Non-Opec Russia, which this year reduced production significantly with Opec for the first time, has been pushing for a clear message on how to exit the cuts so the market doesn't flip into a deficit too soon, prices don't rally too fast and rival US shale firms don't boost output further.

The producers' current deal, under which they are cutting supply by about 1.8 million barrels per day (bpd) in an effort to boost oil prices, expires in March.

Iranian Oil Minister Bijan Zanganeh told reporters the Organization of the Petroleum Exporting Countries had agreed to extend the cuts by nine months until the end of 2018, as largely anticipated by the market.

Opec also decided to cap the output of Nigeria and Libya at 2017 levels without deciding on figures, he added. Both countries have been previously exempt from cuts due to unrest and lower-than-normal production.

Before the meetings, Saudi Energy Minister Khalid al-Falih said it was premature to talk about exiting the cuts at least for a couple of quarters and added that OPEC would examine progress at its next regular meeting in June.

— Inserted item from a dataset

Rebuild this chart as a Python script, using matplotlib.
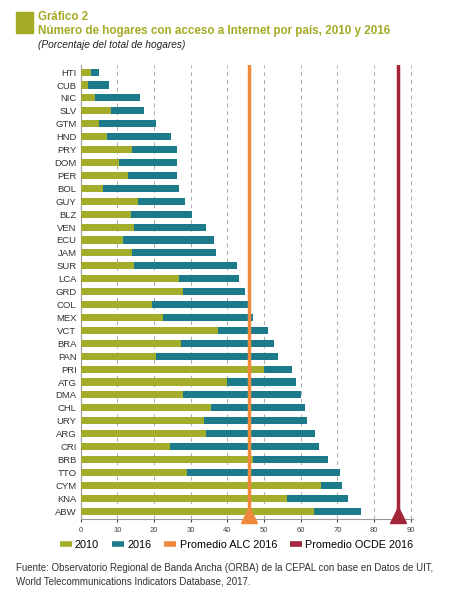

"When we get to an exit, we are going to do it very gradually ... to make sure we don’t shock the market," he said.

The Iraqi, Iranian and Angolan oil ministers also said before Thursday's meetings that a review of the deal was possible in June in case the market became too tight.

But Zanganeh said later no such debate had taken place at the Opec meeting. Two Opec sources confirmed the group had agreed no concrete plan for reviewing the deal in June.

International benchmark Brent crude rose more than 1% on Thursday to trade near $64 per barrel.

With oil prices rising above $60, Russia has expressed concerns that an extension for the whole of 2018 could prompt a spike in crude production in the United States, which is not participating in the deal.

Russia needs much lower oil prices to balance its budget than OPEC's leader Saudi Arabia, which is preparing a stock market listing for national energy champion Aramco next year and would hence benefit from pricier crude.